**Source material**:
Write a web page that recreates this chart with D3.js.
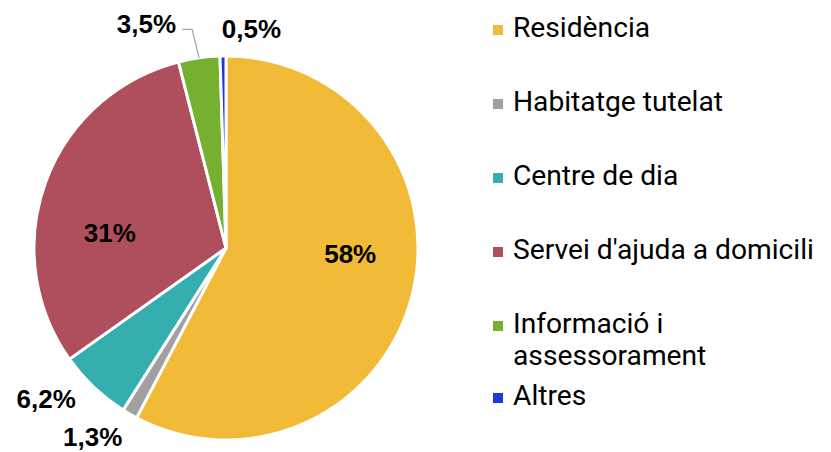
<!DOCTYPE html>
<html>
<head>
<meta charset="utf-8">
<script src="https://cdn.jsdelivr.net/npm/d3@7"></script>
<style>
  body { margin: 0; background: #fff; }
  svg { display: block; }
</style>
</head>
<body>
<div id="chart"></div>
<script>
// data
var categories = ["Residència", "Habitatge tutelat", "Centre de dia", "Servei d'ajuda a domicili", "Informació i assessorament", "Altres"];
var values = [58, 1.3, 6.2, 31, 3.5, 0.5];
var legendLines = [["Residència"], ["Habitatge tutelat"], ["Centre de dia"], ["Servei d'ajuda a domicili"], ["Informació i", "assessorament"], ["Altres"]];
var colors = ["#F1BA37", "#A0A0A0", "#34AEAE", "#AF4F5D", "#76B031", "#2036D8"];

var width = 831, height = 452;
var cx = 226, cy = 248, radius = 192;

var svg = d3.select("#chart")
  .append("svg")
    .attr("width", width)
    .attr("height", height);

var color = d3.scaleOrdinal().domain(categories).range(colors);

var pie = d3.pie()
    .sort(null)
    .value(function(d) { return d.value; });

var data = categories.map(function(c, i) { return {name: c, value: values[i]}; });
var arcs = pie(data);

var arc = d3.arc().innerRadius(0).outerRadius(radius);

var g = svg.append("g")
    .attr("transform", "translate(" + cx + "," + cy + ")");

g.selectAll("path")
  .data(arcs)
  .enter()
  .append("path")
    .attr("d", arc)
    .attr("fill", function(d) { return color(d.data.name); })
    .attr("stroke", "#fff")
    .attr("stroke-width", 3)
    .attr("stroke-linejoin", "round");

// number format with comma decimals
var fmt = function(v) {
  return (v >= 10 ? d3.format(".0f")(v) : d3.format(".1f")(v).replace(".", ",")) + "%";
};

// label placement: inside or outside, plus small nudges
var place = [
  {out: false, dx: 4, dy: -24},
  {out: true, dx: -17, dy: -12},
  {out: true, dx: -20, dy: -18},
  {out: false, dx: 0, dy: 27},
  {out: true, dx: -47, dy: 5, leader: true},
  {out: true, dx: 29, dy: 13}
];

var inArc = d3.arc().innerRadius(0).outerRadius(radius * 1.29);
var outArc = d3.arc().innerRadius(radius + 40).outerRadius(radius + 40);
var edgeArc = d3.arc().innerRadius(radius).outerRadius(radius);

arcs.forEach(function(d, i) {
  var p = place[i];
  var c = p.out ? outArc.centroid(d) : inArc.centroid(d);
  var x = c[0] + p.dx, y = c[1] + p.dy;
  var t = g.append("text")
    .attr("x", x)
    .attr("y", y)
    .attr("dy", "0.36em")
    .attr("text-anchor", "middle")
    .style("font-family", "'Liberation Sans', Arial, sans-serif")
    .style("font-weight", "bold")
    .style("font-size", "26px")
    .style("fill", "#000")
    .text(fmt(d.data.value));
  if (p.leader) {
    var bb = t.node().getBBox();
    var e = edgeArc.centroid(d);
    var right = bb.x + bb.width;
    g.append("polyline")
      .attr("points", [e, [right + 16, y + 6], [right + 6, y + 6]].map(function(q) { return q.join(","); }).join(" "))
      .attr("fill", "none")
      .attr("stroke", "#A6A6A6")
      .attr("stroke-width", 1.3);
  }
});

// legend
var legend = svg.append("g")
    .attr("transform", "translate(493, 37)");

var rowY = 0;
legendLines.forEach(function(lines, i) {
  var row = legend.append("g").attr("transform", "translate(0," + rowY + ")");
  row.append("rect")
    .attr("x", 0)
    .attr("y", -12)
    .attr("width", 10)
    .attr("height", 10)
    .attr("fill", color(categories[i]));
  var txt = row.append("text")
    .attr("x", 20)
    .attr("y", 0)
    .style("font-family", "Roboto, sans-serif")
    .style("font-size", "28.2px")
    .style("fill", "#000");
  lines.forEach(function(l, j) {
    txt.append("tspan")
      .attr("x", 20)
      .attr("y", j * 32)
      .text(l);
  });
  rowY += lines.length > 1 ? 72 : 74;
});
</script>
</body>
</html>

**What to produce**: Copy each line of the preceding data that contains the string "with".

**Task answer**:
Write a web page that recreates this chart with D3.js.
// number format with comma decimals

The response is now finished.